◆ TASK PROMPT:
Reproduce the lines of the material exactly, excluding every image.

◆ SOURCE DATA:

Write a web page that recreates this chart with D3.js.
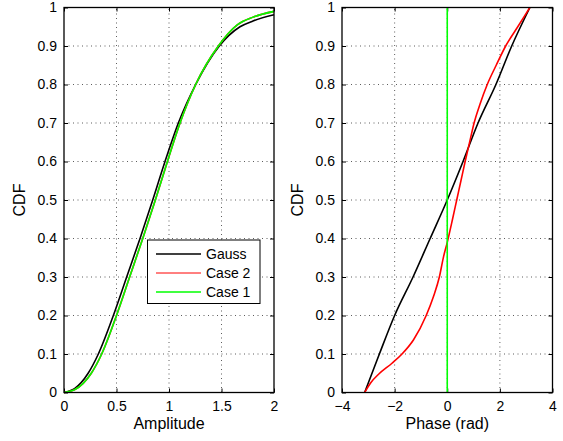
<!DOCTYPE html>
<html><head><meta charset="utf-8">
<script src="https://cdn.jsdelivr.net/npm/d3@7"></script>
<style>
body{margin:0;background:#fff;}
svg{display:block;font-family:"Liberation Sans",Arial,Helvetica,sans-serif;}
</style></head>
<body>
<svg id="chart" width="563" height="441"></svg>
<script>
// Left panel: amplitude CDF
const ampGaussX = [0,0.1,0.23,0.327,0.47,0.597,0.724,0.845,0.962,1.089,1.254,1.479,1.676,1.8,2.0];
const ampGaussY = [0,0.01,0.05,0.1,0.2,0.3,0.4,0.5,0.6,0.7,0.8,0.9,0.95,0.965,0.981];
const ampCase2X = [0,0.1,0.26,0.359,0.5,0.625,0.75,0.87,0.985,1.105,1.254,1.47,1.65,1.8,2.0];
const ampCase2Y = [0,0.007,0.05,0.1,0.2,0.3,0.4,0.5,0.6,0.7,0.8,0.9,0.955,0.975,0.99];
const ampCase1X = [0,0.1,0.26,0.359,0.5,0.625,0.75,0.87,0.985,1.105,1.254,1.47,1.65,1.8,2.0];
const ampCase1Y = [0,0.007,0.05,0.1,0.2,0.3,0.4,0.5,0.6,0.7,0.8,0.9,0.955,0.975,0.99];
// Right panel: phase CDF
const phGaussX = [-3.14,-2.58,-2.0,-1.3,-0.65,0,0.6,1.17,1.85,2.45,3.14];
const phGaussY = [0,0.1,0.2,0.3,0.4,0.5,0.6,0.7,0.8,0.9,1];
const phCase2X = [-3.14,-2.9,-2.6,-2.1,-1.72,-1.28,-0.8,-0.52,-0.3,-0.14,0,0.2,0.36,0.52,0.68,0.85,1.02,1.25,1.52,1.86,2.22,2.68,3.14];
const phCase2Y = [0,0.026,0.048,0.076,0.1,0.137,0.2,0.25,0.3,0.353,0.39,0.45,0.5,0.55,0.6,0.65,0.7,0.75,0.8,0.85,0.9,0.95,1];
const phCase1X = [0,0];
const phCase1Y = [0,1];

const yTicks = [0,0.1,0.2,0.3,0.4,0.5,0.6,0.7,0.8,0.9,1];
const ampTicks = [0,0.5,1,1.5,2];
const phTicks = [-4,-2,0,2,4];
const legendNames = ["Gauss","Case 2","Case 1"];
const colors = {gauss:"#000000", case2:"#ff0000", case1:"#00ff00"};

const svg = d3.select("#chart");

function panel(cfg){
  const x = d3.scaleLinear().domain(cfg.xdom).range([cfg.x0,cfg.x1]);
  const y = d3.scaleLinear().domain([0,1]).range([392.5,7.5]);
  const g = svg.append("g");
  // grid
  g.append("g").selectAll("line").data(cfg.xticks.slice(1,-1)).join("line")
    .attr("x1",d=>x(d)).attr("x2",d=>x(d)).attr("y1",y(0)).attr("y2",y(1))
    .attr("stroke","#333").attr("stroke-width",0.8).attr("stroke-dasharray","1,3.5");
  g.append("g").selectAll("line").data(yTicks.slice(1,-1)).join("line")
    .attr("x1",x.range()[0]).attr("x2",x.range()[1]).attr("y1",d=>y(d)).attr("y2",d=>y(d))
    .attr("stroke","#333").attr("stroke-width",0.8).attr("stroke-dasharray","1,3.5");
  // axes
  const axL = d3.axisLeft(y).tickValues(yTicks).tickSizeInner(-4).tickSizeOuter(0).tickPadding(7).tickFormat(d3.format("~g"));
  const axR = d3.axisRight(y).tickValues(yTicks).tickSizeInner(-4).tickSizeOuter(0).tickFormat("");
  const axB = d3.axisBottom(x).tickValues(cfg.xticks).tickSizeInner(-4).tickSizeOuter(0).tickPadding(9).tickFormat(cfg.fmt);
  const axT = d3.axisTop(x).tickValues(cfg.xticks).tickSizeInner(-4).tickSizeOuter(0).tickFormat("");
  const fmtAxis = s=>{s.selectAll("path").remove(); s.selectAll("line").attr("stroke","#000"); s.selectAll("text").attr("font-size",14).attr("fill","#000").attr("font-family","Liberation Sans, Arial, sans-serif");};
  g.append("g").attr("transform",`translate(${x.range()[0]},0)`).call(axL).call(fmtAxis);
  g.append("g").attr("transform",`translate(${x.range()[1]},0)`).call(axR).call(fmtAxis);
  g.append("g").attr("transform",`translate(0,${y(0)})`).call(axB).call(fmtAxis);
  g.append("g").attr("transform",`translate(0,${y(1)})`).call(axT).call(fmtAxis);
  // lines
  const line = d3.line().x(d=>x(d[0])).y(d=>y(d[1])).curve(d3.curveMonotoneX);
  const lineStraight = d3.line().x(d=>x(d[0])).y(d=>y(d[1]));
  cfg.series.forEach(s=>{
    const pts = s.xs.map((v,i)=>[v,s.ys[i]]);
    const gen = (s.xs[0]===s.xs[s.xs.length-1]) ? lineStraight : line;
    g.append("path").datum(pts).attr("d",gen).attr("fill","none")
      .attr("stroke",s.color).attr("stroke-width",1.6).attr("stroke-linejoin","round");
  });
  // box
  g.append("rect").attr("x",x.range()[0]).attr("y",y(1)).attr("width",x.range()[1]-x.range()[0]).attr("height",y(0)-y(1))
    .attr("fill","none").attr("stroke","#000").attr("stroke-width",1.3);
  // labels
  g.append("text").attr("x",(x.range()[0]+x.range()[1])/2).attr("y",429).attr("text-anchor","middle")
    .attr("font-size",16).text(cfg.xlabel);
  g.append("text").attr("transform",`translate(${cfg.ylabX},200) rotate(-90)`).attr("text-anchor","middle")
    .attr("font-size",16).text("CDF");
  return {x,y,g};
}

const left = panel({xdom:[0,2], x0:64, x1:274, xticks:ampTicks, fmt:d3.format("~g"), xlabel:"Amplitude", ylabX:25,
  series:[{xs:ampGaussX,ys:ampGaussY,color:colors.gauss},{xs:ampCase2X,ys:ampCase2Y,color:colors.case2},{xs:ampCase1X,ys:ampCase1Y,color:colors.case1}]});
const right = panel({xdom:[-4,4], x0:342, x1:552.5, xticks:phTicks, fmt:d=>d<0?"\u2212"+Math.abs(d):String(d), xlabel:"Phase (rad)", ylabX:303,
  series:[{xs:phGaussX,ys:phGaussY,color:colors.gauss},{xs:phCase2X,ys:phCase2Y,color:colors.case2},{xs:phCase1X,ys:phCase1Y,color:colors.case1}]});

// legend
const lg = svg.append("g");
lg.append("rect").attr("x",147.5).attr("y",240).attr("width",112.5).attr("height",63.5)
  .attr("fill","#fff").attr("stroke","#000").attr("stroke-width",1);
const legColors = [colors.gauss,colors.case2,colors.case1];
legendNames.forEach((n,i)=>{
  const yy = 254 + i*19;
  lg.append("line").attr("x1",156).attr("x2",201).attr("y1",yy).attr("y2",yy).attr("stroke",legColors[i]).attr("stroke-width",i===1?1:1.5);
  lg.append("text").attr("x",206).attr("y",yy+5).attr("font-size",14).text(n);
});
</script>
</body></html>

◆ TASK ANSWER:
Write a web page that recreates this chart with D3.js.
<!DOCTYPE html>
<html><head><meta charset="utf-8">
<script src="https://cdn.jsdelivr.net/npm/d3@7"></script>
<style>
body{margin:0;background:#fff;}
svg{display:block;font-family:"Liberation Sans",Arial,Helvetica,sans-serif;}
</style></head>
<body>
<svg id="chart" width="563" height="441"></svg>
<script>
// Left panel: amplitude CDF
const ampGaussX = [0,0.1,0.23,0.327,0.47,0.597,0.724,0.845,0.962,1.089,1.254,1.479,1.676,1.8,2.0];
const ampGaussY = [0,0.01,0.05,0.1,0.2,0.3,0.4,0.5,0.6,0.7,0.8,0.9,0.95,0.965,0.981];
const ampCase2X = [0,0.1,0.26,0.359,0.5,0.625,0.75,0.87,0.985,1.105,1.254,1.47,1.65,1.8,2.0];
const ampCase2Y = [0,0.007,0.05,0.1,0.2,0.3,0.4,0.5,0.6,0.7,0.8,0.9,0.955,0.975,0.99];
const ampCase1X = [0,0.1,0.26,0.359,0.5,0.625,0.75,0.87,0.985,1.105,1.254,1.47,1.65,1.8,2.0];
const ampCase1Y = [0,0.007,0.05,0.1,0.2,0.3,0.4,0.5,0.6,0.7,0.8,0.9,0.955,0.975,0.99];
// Right panel: phase CDF
const phGaussX = [-3.14,-2.58,-2.0,-1.3,-0.65,0,0.6,1.17,1.85,2.45,3.14];
const phGaussY = [0,0.1,0.2,0.3,0.4,0.5,0.6,0.7,0.8,0.9,1];
const phCase2X = [-3.14,-2.9,-2.6,-2.1,-1.72,-1.28,-0.8,-0.52,-0.3,-0.14,0,0.2,0.36,0.52,0.68,0.85,1.02,1.25,1.52,1.86,2.22,2.68,3.14];
const phCase2Y = [0,0.026,0.048,0.076,0.1,0.137,0.2,0.25,0.3,0.353,0.39,0.45,0.5,0.55,0.6,0.65,0.7,0.75,0.8,0.85,0.9,0.95,1];
const phCase1X = [0,0];
const phCase1Y = [0,1];

const yTicks = [0,0.1,0.2,0.3,0.4,0.5,0.6,0.7,0.8,0.9,1];
const ampTicks = [0,0.5,1,1.5,2];
const phTicks = [-4,-2,0,2,4];
const legendNames = ["Gauss","Case 2","Case 1"];
const colors = {gauss:"#000000", case2:"#ff0000", case1:"#00ff00"};

const svg = d3.select("#chart");

function panel(cfg){
  const x = d3.scaleLinear().domain(cfg.xdom).range([cfg.x0,cfg.x1]);
  const y = d3.scaleLinear().domain([0,1]).range([392.5,7.5]);
  const g = svg.append("g");
  // grid
  g.append("g").selectAll("line").data(cfg.xticks.slice(1,-1)).join("line")
    .attr("x1",d=>x(d)).attr("x2",d=>x(d)).attr("y1",y(0)).attr("y2",y(1))
    .attr("stroke","#333").attr("stroke-width",0.8).attr("stroke-dasharray","1,3.5");
  g.append("g").selectAll("line").data(yTicks.slice(1,-1)).join("line")
    .attr("x1",x.range()[0]).attr("x2",x.range()[1]).attr("y1",d=>y(d)).attr("y2",d=>y(d))
    .attr("stroke","#333").attr("stroke-width",0.8).attr("stroke-dasharray","1,3.5");
  // axes
  const axL = d3.axisLeft(y).tickValues(yTicks).tickSizeInner(-4).tickSizeOuter(0).tickPadding(7).tickFormat(d3.format("~g"));
  const axR = d3.axisRight(y).tickValues(yTicks).tickSizeInner(-4).tickSizeOuter(0).tickFormat("");
  const axB = d3.axisBottom(x).tickValues(cfg.xticks).tickSizeInner(-4).tickSizeOuter(0).tickPadding(9).tickFormat(cfg.fmt);
  const axT = d3.axisTop(x).tickValues(cfg.xticks).tickSizeInner(-4).tickSizeOuter(0).tickFormat("");
  const fmtAxis = s=>{s.selectAll("path").remove(); s.selectAll("line").attr("stroke","#000"); s.selectAll("text").attr("font-size",14).attr("fill","#000").attr("font-family","Liberation Sans, Arial, sans-serif");};
  g.append("g").attr("transform",`translate(${x.range()[0]},0)`).call(axL).call(fmtAxis);
  g.append("g").attr("transform",`translate(${x.range()[1]},0)`).call(axR).call(fmtAxis);
  g.append("g").attr("transform",`translate(0,${y(0)})`).call(axB).call(fmtAxis);
  g.append("g").attr("transform",`translate(0,${y(1)})`).call(axT).call(fmtAxis);
  // lines
  const line = d3.line().x(d=>x(d[0])).y(d=>y(d[1])).curve(d3.curveMonotoneX);
  const lineStraight = d3.line().x(d=>x(d[0])).y(d=>y(d[1]));
  cfg.series.forEach(s=>{
    const pts = s.xs.map((v,i)=>[v,s.ys[i]]);
    const gen = (s.xs[0]===s.xs[s.xs.length-1]) ? lineStraight : line;
    g.append("path").datum(pts).attr("d",gen).attr("fill","none")
      .attr("stroke",s.color).attr("stroke-width",1.6).attr("stroke-linejoin","round");
  });
  // box
  g.append("rect").attr("x",x.range()[0]).attr("y",y(1)).attr("width",x.range()[1]-x.range()[0]).attr("height",y(0)-y(1))
    .attr("fill","none").attr("stroke","#000").attr("stroke-width",1.3);
  // labels
  g.append("text").attr("x",(x.range()[0]+x.range()[1])/2).attr("y",429).attr("text-anchor","middle")
    .attr("font-size",16).text(cfg.xlabel);
  g.append("text").attr("transform",`translate(${cfg.ylabX},200) rotate(-90)`).attr("text-anchor","middle")
    .attr("font-size",16).text("CDF");
  return {x,y,g};
}

const left = panel({xdom:[0,2], x0:64, x1:274, xticks:ampTicks, fmt:d3.format("~g"), xlabel:"Amplitude", ylabX:25,
  series:[{xs:ampGaussX,ys:ampGaussY,color:colors.gauss},{xs:ampCase2X,ys:ampCase2Y,color:colors.case2},{xs:ampCase1X,ys:ampCase1Y,color:colors.case1}]});
const right = panel({xdom:[-4,4], x0:342, x1:552.5, xticks:phTicks, fmt:d=>d<0?"\u2212"+Math.abs(d):String(d), xlabel:"Phase (rad)", ylabX:303,
  series:[{xs:phGaussX,ys:phGaussY,color:colors.gauss},{xs:phCase2X,ys:phCase2Y,color:colors.case2},{xs:phCase1X,ys:phCase1Y,color:colors.case1}]});

// legend
const lg = svg.append("g");
lg.append("rect").attr("x",147.5).attr("y",240).attr("width",112.5).attr("height",63.5)
  .attr("fill","#fff").attr("stroke","#000").attr("stroke-width",1);
const legColors = [colors.gauss,colors.case2,colors.case1];
legendNames.forEach((n,i)=>{
  const yy = 254 + i*19;
  lg.append("line").attr("x1",156).attr("x2",201).attr("y1",yy).attr("y2",yy).attr("stroke",legColors[i]).attr("stroke-width",i===1?1:1.5);
  lg.append("text").attr("x",206).attr("y",yy+5).attr("font-size",14).text(n);
});
</script>
</body></html>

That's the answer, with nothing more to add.